Il conviendrait, déterminent les procureurs, de systématiser "sur le territoire national la mise en place de dispositifs d’accompagnement renforcé des victimes d’infractions graves, comme cela peut exister dans certaines localités." Un chargé de mission pourrait ainsi être désigné par le procureur de la République.
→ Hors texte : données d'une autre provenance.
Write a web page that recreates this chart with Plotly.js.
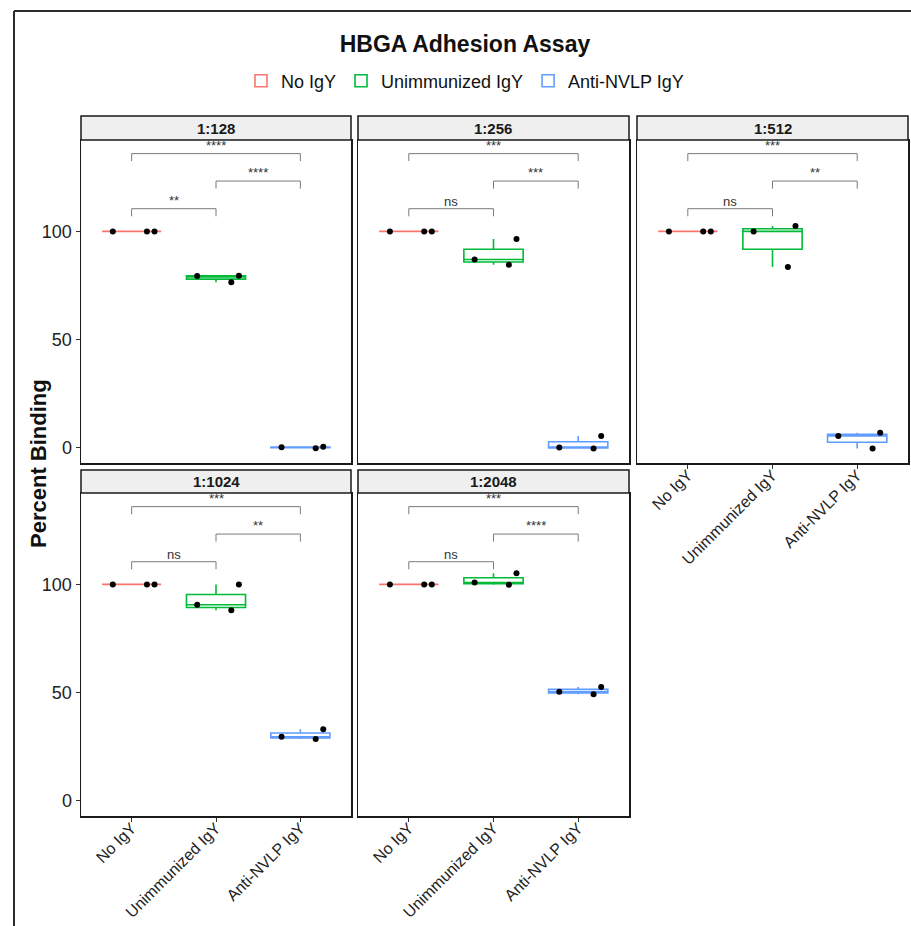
<!DOCTYPE html>
<html><head><meta charset="utf-8">
<script src="https://cdn.plot.ly/plotly-3.0.1.min.js"></script>
<style>html,body{margin:0;padding:0;background:#fff}</style>
</head><body><div id="chart" style="width:911px;height:926px"></div>
<script>
// ---- data ----
const groups = ['No IgY', 'Unimmunized IgY', 'Anti-NVLP IgY'];
const groupColors = ['#F8766D', '#00BA38', '#619CFF'];
const dilutions = ['1:128', '1:256', '1:512', '1:1024', '1:2048'];
const noIgY = [[100, 100, 100], [100, 100, 100], [100, 100, 100], [100, 100, 100], [100, 100, 100]];
const unimmunizedIgY = [[76.5, 79.3, 79.5], [84.6, 87.0, 96.5], [83.5, 100, 102.5], [88.0, 90.6, 100], [99.8, 100.9, 105.2]];
const antiNVLPIgY = [[0.1, 0.3, -0.4], [-0.5, 0, 5.3], [-0.5, 5.3, 6.8], [28.4, 29.5, 32.9], [49.2, 50.3, 52.5]];
const comparisons = [[0, 2], [1, 2], [0, 1]];
const bracketLevels = [136, 123.3, 110.5];
const sigLabels = [
  ['****', '****', '**'],
  ['***', '***', 'ns'],
  ['***', '**', 'ns'],
  ['***', '**', 'ns'],
  ['***', '****', 'ns']
];
const yTicks = [0, 50, 100];

// ---- layout geometry ----
const W = 911, H = 926;
const FONT = 'Liberation Sans, Arial, Helvetica, sans-serif';
const panelX = [[81, 351], [358, 629], [637, 908], [81, 351], [358, 629]];
const panelRow = [0, 0, 0, 1, 1];
const rowPlot = [[140, 463], [493, 816]];
const rowStrip = [[116, 140], [470, 493]];
const showXLabels = [false, false, true, true, true];
const showYLabels = [true, false, false, true, false];

const seriesByGroup = [noIgY, unimmunizedIgY, antiNVLPIgY];
const traces = [];
const layout = {
  width: W, height: H,
  margin: {l: 0, r: 0, t: 0, b: 0, autoexpand: false},
  paper_bgcolor: '#fff', plot_bgcolor: '#fff',
  font: {family: FONT, color: '#222'},
  boxmode: 'overlay',
  showlegend: true,
  title: {
    text: '<b>HBGA Adhesion Assay</b>',
    x: 465 / W, xref: 'container', xanchor: 'center',
    y: 1 - 44 / H, yref: 'container', yanchor: 'middle',
    font: {family: FONT, size: 23, color: '#111'}
  },
  legend: {
    orientation: 'h', x: 465 / W, xanchor: 'center', y: 1 - 81 / H, yanchor: 'middle',
    font: {family: FONT, size: 18, color: '#111'}, itemclick: false,
    bgcolor: 'rgba(0,0,0,0)', tracegroupgap: 0
  },
  shapes: [],
  annotations: []
};

dilutions.forEach((dil, p) => {
  const sx = p === 0 ? '' : String(p + 1);
  const xa = 'x' + sx, ya = 'y' + sx;
  const [px0, px1] = panelX[p];
  const [py0, py1] = rowPlot[panelRow[p]];
  const [sy0, sy1] = rowStrip[panelRow[p]];

  groups.forEach((g, gi) => {
    const vals = seriesByGroup[gi][p];
    traces.push({
      type: 'box', name: g, legendgroup: g, showlegend: p === 0,
      x: vals.map(() => g), y: vals, xaxis: xa, yaxis: ya,
      width: 0.7, whiskerwidth: 0, quartilemethod: 'inclusive',
      line: {color: groupColors[gi], width: 1.6}, fillcolor: 'white',
      boxpoints: 'all', jitter: 1, pointpos: 0,
      marker: {color: 'black', size: 6, line: {width: 0}},
      hoverinfo: 'y'
    });
  });

  layout['xaxis' + sx] = {
    domain: [px0 / W, px1 / W], anchor: ya,
    type: 'category', categoryorder: 'array', categoryarray: groups,
    range: [-0.6, 2.6], fixedrange: true,
    showline: true, mirror: true, linecolor: '#1a1a1a', linewidth: 1.5,
    showgrid: false, zeroline: false,
    ticks: showXLabels[p] ? 'outside' : '', ticklen: 4, tickwidth: 1, tickcolor: '#333',
    showticklabels: showXLabels[p], tickangle: -45, ticklabelstandoff: -9,
    tickfont: {family: FONT, size: 16, color: '#222'}
  };
  layout['yaxis' + sx] = {
    domain: [1 - py1 / H, 1 - py0 / H], anchor: xa,
    range: [-7.2, 142.3], fixedrange: true,
    tickmode: 'array', tickvals: yTicks, ticktext: yTicks.map(String),
    showline: true, mirror: true, linecolor: '#1a1a1a', linewidth: 1.5,
    showgrid: false, zeroline: false,
    ticks: showYLabels[p] ? 'outside' : '', ticklen: 4, tickwidth: 1, tickcolor: '#333',
    showticklabels: showYLabels[p],
    tickfont: {family: FONT, size: 18, color: '#222'}
  };

  // facet strip
  layout.shapes.push({
    type: 'rect', xref: 'paper', yref: 'paper',
    x0: px0 / W, x1: px1 / W, y0: 1 - sy1 / H, y1: 1 - sy0 / H,
    fillcolor: '#EFEFEF', line: {color: '#1a1a1a', width: 1.5}, layer: 'above'
  });
  layout.annotations.push({
    xref: 'paper', yref: 'paper', x: (px0 + px1) / 2 / W, y: 1 - (sy0 + sy1) / 2 / H,
    text: '<b>' + dil + '</b>', showarrow: false, xanchor: 'center', yanchor: 'middle',
    font: {family: FONT, size: 15, color: '#1a1a1a'}
  });

  // significance brackets
  comparisons.forEach(([a, b], ci) => {
    const yv = bracketLevels[ci];
    const drop = 3.5;
    const ln = {color: '#7a7a7a', width: 1};
    layout.shapes.push({type: 'line', xref: xa, yref: ya, x0: a, x1: b, y0: yv, y1: yv, line: ln});
    layout.shapes.push({type: 'line', xref: xa, yref: ya, x0: a, x1: a, y0: yv, y1: yv - drop, line: ln});
    layout.shapes.push({type: 'line', xref: xa, yref: ya, x0: b, x1: b, y0: yv, y1: yv - drop, line: ln});
    const lab = sigLabels[p][ci];
    layout.annotations.push({
      xref: xa, yref: ya, x: (a + b) / 2, y: yv, text: lab, showarrow: false,
      xanchor: 'center', yanchor: 'bottom', yshift: lab === 'ns' ? -2 : -1,
      font: {family: FONT, size: 13, color: '#333'}
    });
  });
});

// y-axis title
layout.annotations.push({
  xref: 'paper', yref: 'paper', x: 39 / W, y: 1 - 464 / H,
  text: '<b>Percent Binding</b>', textangle: -90, showarrow: false,
  xanchor: 'center', yanchor: 'middle',
  font: {family: FONT, size: 22, color: '#111'}
});

// outer frame (top and left edges)
layout.shapes.push({type: 'line', xref: 'paper', yref: 'paper', x0: 14 / W, x1: 1.01, y0: 1 - 11 / H, y1: 1 - 11 / H, line: {color: '#2a2a2a', width: 2}});
layout.shapes.push({type: 'line', xref: 'paper', yref: 'paper', x0: 14 / W, x1: 14 / W, y0: -0.01, y1: 1 - 11 / H, line: {color: '#2a2a2a', width: 2}});

Plotly.newPlot('chart', traces, layout, {displayModeBar: false, staticPlot: true});
</script>
</body></html>
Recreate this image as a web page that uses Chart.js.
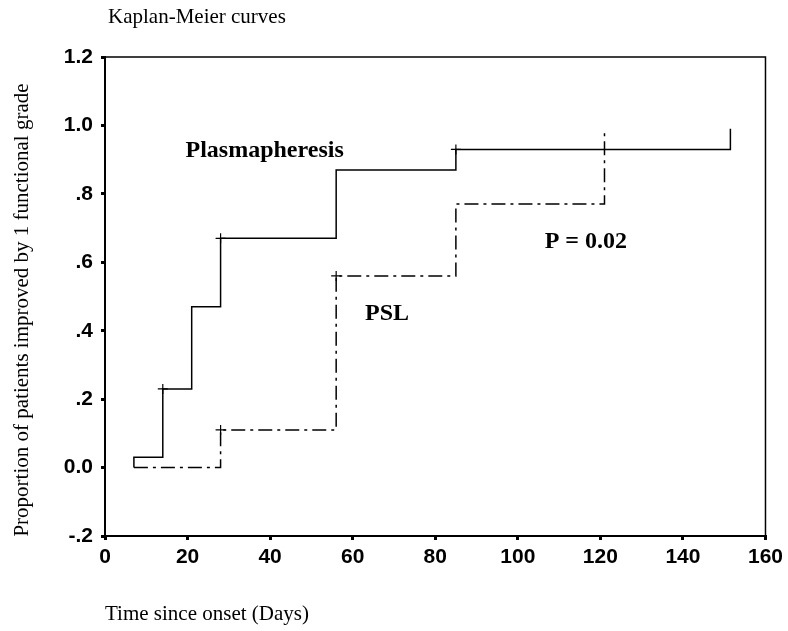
<!DOCTYPE html>
<html lang="en">
<head>
    <meta charset="UTF-8">
    <title>Kaplan-Meier curves</title>
    <script src="https://cdn.jsdelivr.net/npm/chart.js"></script>
    <style>
        html, body { margin: 0; padding: 0; background: #fff; }
        #wrap { width: 788px; height: 631px; }
    </style>
</head>
<body>
    <div id="wrap"><canvas id="kmChart" width="788" height="631"></canvas></div>
    <script>
        // Plasmapheresis step curve (days, proportion)
        const plasmaDays = [7, 7, 14, 21, 28, 56, 85, 151.5];
        const plasmaProp = [0, 0.03, 0.23, 0.47, 0.67, 0.87, 0.93, 0.99];
        // censor marks on plasmapheresis curve
        const plasmaCensDays = [14, 28, 85];
        const plasmaCensProp = [0.23, 0.67, 0.93];

        // PSL step curve
        const pslDays = [7, 28, 56, 85, 121];
        const pslProp = [0, 0.11, 0.56, 0.77, 0.99];
        const pslCensDays = [28, 56];
        const pslCensProp = [0.11, 0.56];

        const yTicks = [-0.2, 0, 0.2, 0.4, 0.6, 0.8, 1.0, 1.2];
        const yTickLabels = ['-.2', '0.0', '.2', '.4', '.6', '.8', '1.0', '1.2'];
        const xTicks = [0, 20, 40, 60, 80, 100, 120, 140, 160];

        const pts = (xs, ys) => xs.map((x, i) => ({ x: x, y: ys[i] }));

        const serif = '"Liberation Serif", "DejaVu Serif", serif';
        const tickFont = '"Liberation Sans", Arial, sans-serif';

        // text labels + frame
        const extras = {
            id: 'extras',
            afterDraw(chart) {
                const ctx = chart.ctx;
                const a = chart.chartArea;
                const sx = chart.scales.x, sy = chart.scales.y;
                ctx.save();
                ctx.strokeStyle = '#000';
                ctx.lineWidth = 1.5;
                ctx.strokeRect(a.left, a.top, a.right - a.left, a.bottom - a.top);

                ctx.fillStyle = '#000';
                ctx.textBaseline = 'middle';
                ctx.textAlign = 'left';
                ctx.font = '21px ' + serif;
                ctx.fillText('Kaplan-Meier curves', 108, 17);
                ctx.fillText('Time since onset (Days)', 105, 614);

                ctx.font = 'bold 24px ' + serif;
                ctx.fillText('Plasmapheresis', sx.getPixelForValue(19.5), sy.getPixelForValue(0.925));
                ctx.fillText('PSL', sx.getPixelForValue(63), sy.getPixelForValue(0.45));
                ctx.fillText('P = 0.02', sx.getPixelForValue(106.5), sy.getPixelForValue(0.66));

                ctx.translate(22, 310);
                ctx.rotate(-Math.PI / 2);
                ctx.textAlign = 'center';
                ctx.font = '21px ' + serif;
                ctx.fillText('Proportion of patients improved by 1 functional grade', 0, 0);
                ctx.restore();
            }
        };

        new Chart(document.getElementById('kmChart'), {
            type: 'scatter',
            data: {
                datasets: [
                    {
                        label: 'Plasmapheresis',
                        data: pts(plasmaDays, plasmaProp),
                        showLine: true,
                        stepped: 'before',
                        borderColor: '#000',
                        borderWidth: 1.5,
                        pointRadius: 0
                    },
                    {
                        label: 'PSL',
                        data: pts(pslDays, pslProp),
                        showLine: true,
                        stepped: 'before',
                        borderColor: '#000',
                        borderWidth: 1.5,
                        borderDash: [14, 5, 3, 5],
                        pointRadius: 0
                    },
                    {
                        label: 'censored',
                        data: pts(plasmaCensDays, plasmaCensProp).concat(pts(pslCensDays, pslCensProp)),
                        pointStyle: 'cross',
                        pointRadius: 5,
                        borderColor: '#000',
                        borderWidth: 1.2
                    }
                ]
            },
            options: {
                responsive: false,
                animation: false,
                layout: { padding: { left: 0, right: 20, top: 57, bottom: 0 } },
                plugins: { legend: { display: false }, tooltip: { enabled: false } },
                scales: {
                    x: {
                        type: 'linear',
                        min: 0, max: 160,
                        afterBuildTicks: (s) => { s.ticks = xTicks.map(v => ({ value: v })); },
                        afterFit: (s) => { s.height = 95; },
                        border: { color: '#000', width: 2 },
                        grid: { drawOnChartArea: false, color: '#000', lineWidth: 3, tickLength: 4 },
                        ticks: {
                            color: '#000',
                            padding: 5,
                            maxRotation: 0,
                            font: { family: tickFont, size: 21, weight: 'bold' }
                        }
                    },
                    y: {
                        type: 'linear',
                        min: -0.2, max: 1.2,
                        afterBuildTicks: (s) => { s.ticks = yTicks.map(v => ({ value: v })); },
                        afterFit: (s) => { s.width = 105; },
                        border: { color: '#000', width: 2 },
                        grid: { drawOnChartArea: false, color: '#000', lineWidth: 3, tickLength: 4 },
                        ticks: {
                            color: '#000',
                            padding: 8,
                            callback: (v) => {
                                const i = yTicks.findIndex(t => Math.abs(t - v) < 1e-6);
                                return i >= 0 ? yTickLabels[i] : '';
                            },
                            font: { family: tickFont, size: 21, weight: 'bold' }
                        }
                    }
                }
            },
            plugins: [extras]
        });
    </script>
</body>
</html>
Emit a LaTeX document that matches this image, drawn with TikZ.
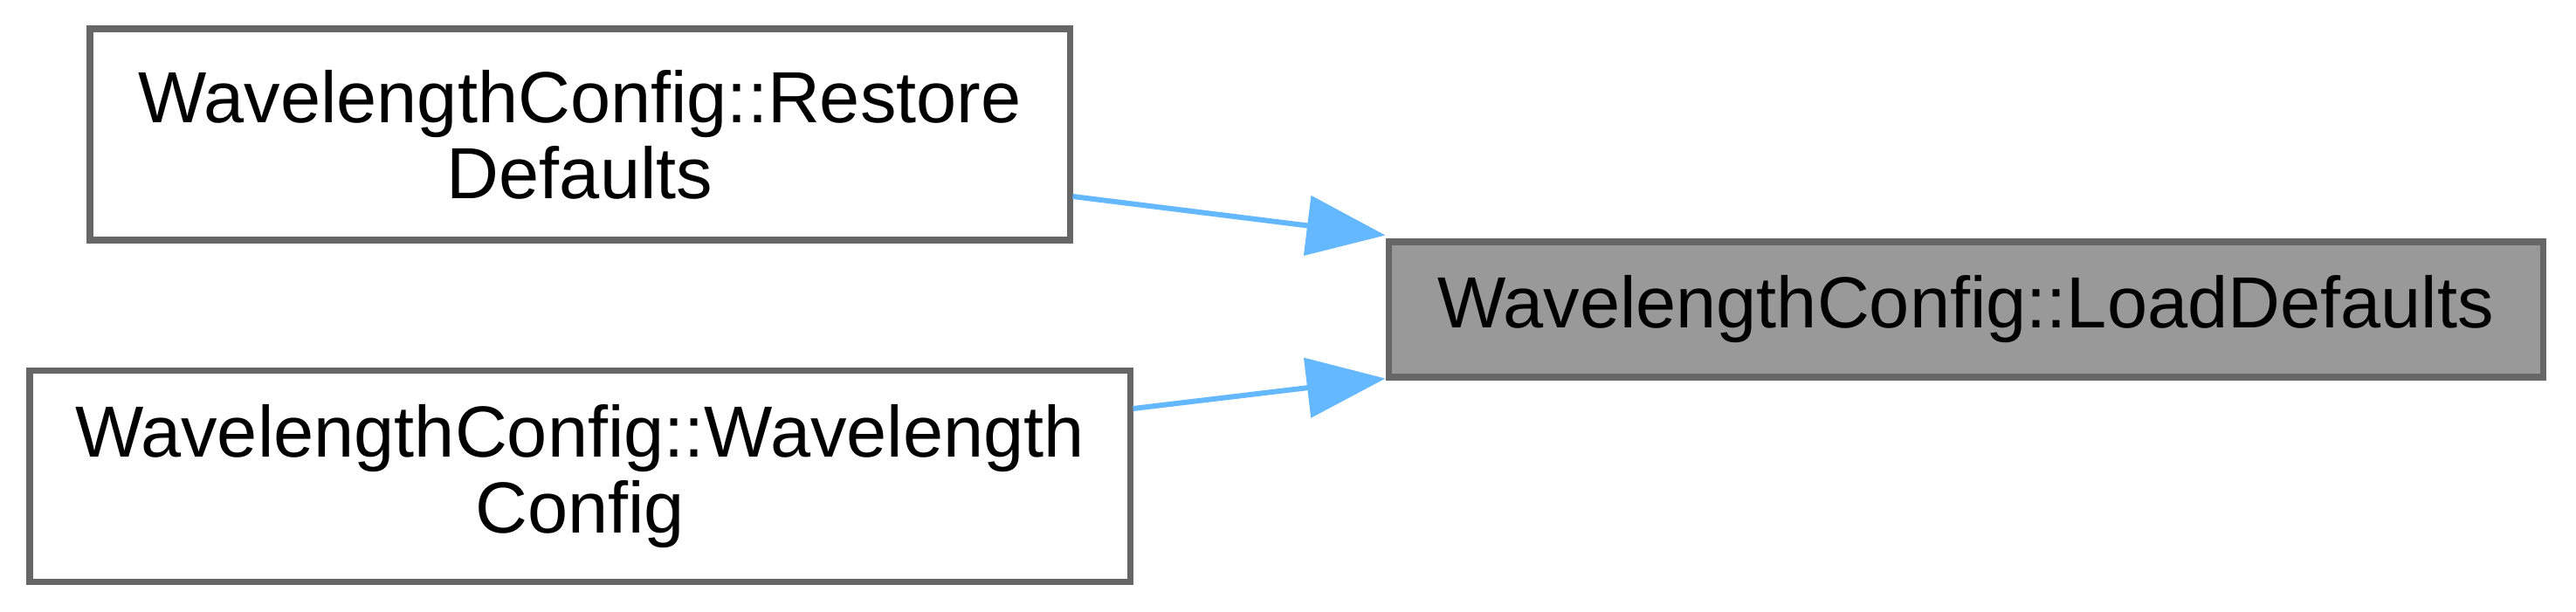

Celui-ci aurait pour mission de coordonner, "au bénéfice de la victime", l'action d'un ensemble de professionnels qui s'attacheront notamment à évaluer ses besoins, mettre en œuvre sa prise en charge et s'assurer de son accompagnement tout au long de la procédure.

Huitième proposition : revisiter le champ pénal des infractions soumises à l’institution judiciaire

"Limiter l'intervention des parquets et des juridictions pénales aux faits qui occasionnent les préjudices les plus importants et portent le plus sérieusement atteinte au pacte social" peut être une solution efficace pour désencombrer le système judiciaire, analyse la Cnpr, qui prend pour exemple, entre autres, "le contentieux des diffamations et injures non aggravées" dans le domaine de la presse, qui "pourrait être dépénalisé et soumis aux juridictions civiles".

"Cet allègement des tâches de l’institution judiciaire permettrait à cette dernière de se consacrer aux infractions les plus graves et aux situations de récidive et aux administrations, qui d’ores et déjà interviennent très fréquemment, de disposer d’une compétence élargie laquelle pourrait être précisément délimitée dans le cadre de protocoles nationaux déclinés localement avec les parquets."

Neuvième proposition : activer la transformation numérique

"Il est indispensable que le ministère de la Justice se donne véritablement les moyens de réussir le pari de la transformation numérique en matière pénale."

Pour ce faire, la Cnpr estime essentiel de prioriser trois grands axes : l'approfondissement de dématérialisation pénale et la formation des agents dans le but de construire de véritables outils d'aide à la décision ; l'union de la chaîne de soutien informatique ; et l'utilisation du numérique pour "renforcer la proximité avec les justiciables". 

Dixième proposition : améliorer la communication judiciaire 

Les procureurs de la République font un constat : si la Justice est l'une des institutions dont "on parle le plus dans le public et dans les médias", sa politique de communication "manque de visibilité dans l'espace public". Une Justice qui souffre aujourd'hui d'une image "de plus en plus dégradée", subit des attaques et critiques, "le plus souvent à raison d'une méconnaissance de son fonctionnement".

"Au-delà de la communication autour des faits divers et des « affaires » dont les procureurs se sont emparés, il devient impératif, dans notre société de communication, de valoriser et d’expliquer l’action judiciaire et son fonctionnement. En un mot, « éduquer à la Justice »", insiste la Cnpr. Ainsi, elle estime indispensable "de doter les juridictions d’équipes dédiées de professionnels qualifiés consacrés à cette mission, autant que d’outils modernes de communication."